I was getting pretty fired up with my new hobby. As I was getting prepped up with my shop.lego.com process, I was also scouring the Internet for new LEGO models, sites, video blogs, etc. And when it comes to LEGO, these are in no short supply. The web is full of LEGO aficionados and builders. I’m talking about countless blogs and bigger sites like Brothers-Brick.com which are updated many times a day and highlight LEGO related news, phenomena, and most of all, MOCs (short for My Own Creation, the word used for custom LEGO builds).

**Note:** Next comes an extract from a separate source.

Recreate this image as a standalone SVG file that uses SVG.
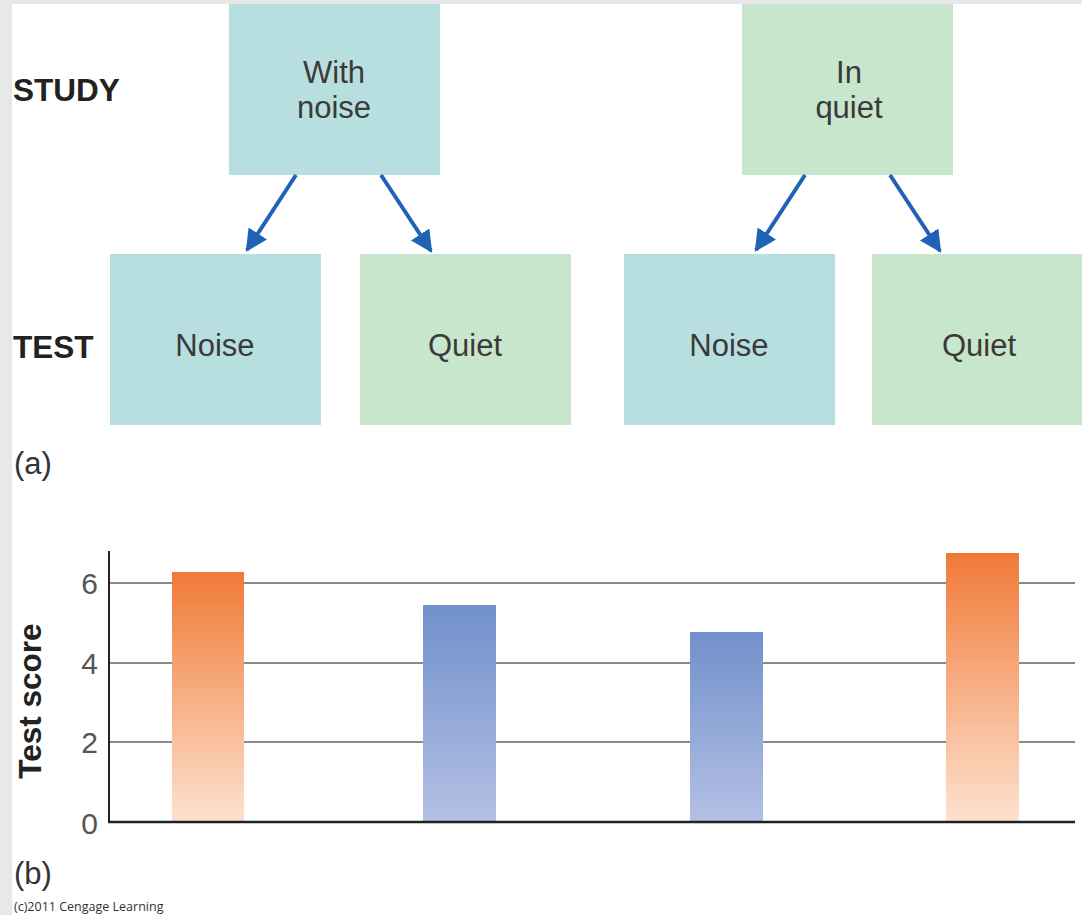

If you add to this the fact that most every MOC builder uses Flickr photostreams and/or MOC pages to showcase their creations from every possible angle, I was quickly spiraling into a situation where I could get sucked in to the world brick-building-ingenuity for weeks.
In case you were wondering, great many of the MOCs are by and far more impressive than anything LEGO itself has ever created. This is mostly because LEGO needs to keep tabs on the cost and affordability of its models, whereas MOC builders throw apparently endless resources and staggering amounts of bricks into their creations. (That is not to say there aren’t very impressive MOCs build with very limited number of bricks.) Obvious talent is on display for example on the numerous, awesome MOC castles and towers around the web. Or take this Batcave, or this Star Wars sand crawler, or this Pakistani style Isuzu truck. Or, or…
Gathering the know-how of thousands of gifted, innovative builders, the Internet seems to be an endless supply of building techniques. The things I had learned as a child, building sets like the King’s Castle, had somehow locked my mind into a specific formula for LEGO building. Looking at these masterful MOCs was like reinventing laws of gravity! Talk about thinking outside the box! (Ok, to be fair, it is obvious that the classic sets, such as King’s Castle, have no doubt inspired many of the modern builders in hugely important ways.) And, the building techniques themselves are many times so entrancing precisely because they are so simple (take a look at this curved wall technique, for example, or this offset window technique, or this guy’s awesome sewer pipes – ok, that stuff cannot be called simple anymore) .
Another seductive sub-sector is microscale building. Building in micro scale basically boils down to figuring out how to represent specific objects, like trees and people, with fewest possible bricks and it’s remarkable how stylish it can get. Microbuilds aren’t of course far-removed from architecture builds such as this train station (which also highlights the effect a good photography can give to a MOC model). Of course, LEGO has for a couple of years now put out architecture sets itself that are microscale building at its finest.